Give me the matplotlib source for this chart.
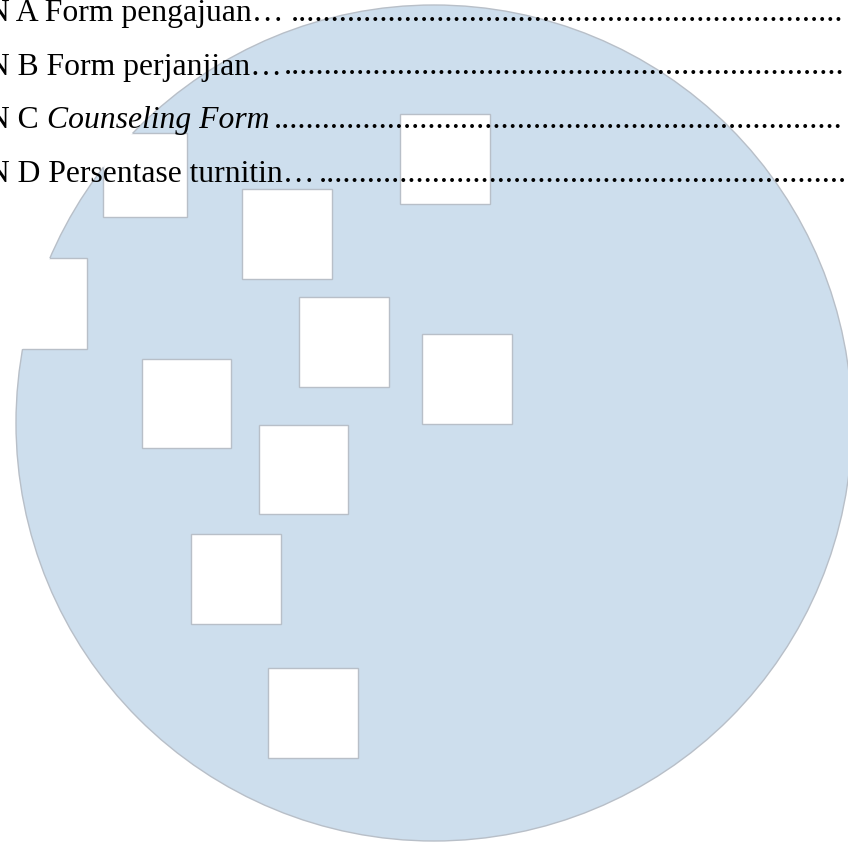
import matplotlib
matplotlib.use("Agg")
import matplotlib.pyplot as plt
from matplotlib.patches import Circle, Rectangle

# page size in pixels
W, H = 848, 842

# watermark: circle with white squares cut out (pixel coords, y down)
circle_cx, circle_cy, circle_r = 434, 423, 418
square_x = [103, 242, 400, 299, 422, 142, 259, 191, 268]
square_y = [133, 189, 114, 297, 334, 359, 425, 534, 668]
square_w = [84, 90, 90, 90, 90, 89, 89, 90, 90]
notch = (-10, 258, 97, 91)  # x, y, w, h of the left notch

# list of appendices (text lines)
prefixes = ["N A Form pengajuan…", "N B Form perjanjian…", "N C ", "N D Persentase turnitin…"]
italic_part = ["", "", "Counseling Form", ""]
baselines = [21, 74.5, 128, 181.5]
dot_start = [291, 284, 274, 319]
dot_count = [68, 69, 70, 65]

fill_c = "#cddeed"
edge_c = "#b8bfc8"

fig = plt.figure(figsize=(W / 100, H / 100), dpi=100)
ax = fig.add_axes([0, 0, 1, 1])
ax.set_xlim(0, W)
ax.set_ylim(H, 0)
ax.axis("off")

circ = Circle((circle_cx, circle_cy), circle_r, facecolor=fill_c,
              edgecolor=edge_c, linewidth=1.0, zorder=1)
ax.add_patch(circ)
clip = Circle((circle_cx, circle_cy), circle_r, transform=ax.transData)

holes = [notch] + [(x, y, s, s) for x, y, s in zip(square_x, square_y, square_w)]
for x, y, w, h in holes:
    ax.add_patch(Rectangle((x, y), w, h, facecolor="white", edgecolor="none", zorder=2))
    r = Rectangle((x, y), w, h, facecolor="none", edgecolor=edge_c, linewidth=1.0, zorder=3)
    ax.add_patch(r)
    r.set_clip_path(clip)

font = "Liberation Serif"
fs = 22.8
for i in range(4):
    ax.text(-13, baselines[i], prefixes[i], fontsize=fs, family=font,
            va="baseline", ha="left", color="black", zorder=5)
    if italic_part[i]:
        ax.text(47, baselines[i], italic_part[i], fontsize=fs, family=font,
                style="italic", va="baseline", ha="left", color="black", zorder=5)
    ax.text(dot_start[i], baselines[i], "." * dot_count[i], fontsize=23.3, family=font,
            va="baseline", ha="left", color="black", zorder=5)

fig.savefig("out.png", dpi=100)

## Exercise brief
Restate the whole of the material word for word without the pictures.

## Solution
Give me the matplotlib source for this chart.
import matplotlib
matplotlib.use("Agg")
import matplotlib.pyplot as plt
from matplotlib.patches import Circle, Rectangle

# page size in pixels
W, H = 848, 842

# watermark: circle with white squares cut out (pixel coords, y down)
circle_cx, circle_cy, circle_r = 434, 423, 418
square_x = [103, 242, 400, 299, 422, 142, 259, 191, 268]
square_y = [133, 189, 114, 297, 334, 359, 425, 534, 668]
square_w = [84, 90, 90, 90, 90, 89, 89, 90, 90]
notch = (-10, 258, 97, 91)  # x, y, w, h of the left notch

# list of appendices (text lines)
prefixes = ["N A Form pengajuan…", "N B Form perjanjian…", "N C ", "N D Persentase turnitin…"]
italic_part = ["", "", "Counseling Form", ""]
baselines = [21, 74.5, 128, 181.5]
dot_start = [291, 284, 274, 319]
dot_count = [68, 69, 70, 65]

fill_c = "#cddeed"
edge_c = "#b8bfc8"

fig = plt.figure(figsize=(W / 100, H / 100), dpi=100)
ax = fig.add_axes([0, 0, 1, 1])
ax.set_xlim(0, W)
ax.set_ylim(H, 0)
ax.axis("off")

circ = Circle((circle_cx, circle_cy), circle_r, facecolor=fill_c,
              edgecolor=edge_c, linewidth=1.0, zorder=1)
ax.add_patch(circ)
clip = Circle((circle_cx, circle_cy), circle_r, transform=ax.transData)

holes = [notch] + [(x, y, s, s) for x, y, s in zip(square_x, square_y, square_w)]
for x, y, w, h in holes:
    ax.add_patch(Rectangle((x, y), w, h, facecolor="white", edgecolor="none", zorder=2))
    r = Rectangle((x, y), w, h, facecolor="none", edgecolor=edge_c, linewidth=1.0, zorder=3)
    ax.add_patch(r)
    r.set_clip_path(clip)

font = "Liberation Serif"
fs = 22.8
for i in range(4):
    ax.text(-13, baselines[i], prefixes[i], fontsize=fs, family=font,
            va="baseline", ha="left", color="black", zorder=5)
    if italic_part[i]:
        ax.text(47, baselines[i], italic_part[i], fontsize=fs, family=font,
                style="italic", va="baseline", ha="left", color="black", zorder=5)
    ax.text(dot_start[i], baselines[i], "." * dot_count[i], fontsize=23.3, family=font,
            va="baseline", ha="left", color="black", zorder=5)

fig.savefig("out.png", dpi=100)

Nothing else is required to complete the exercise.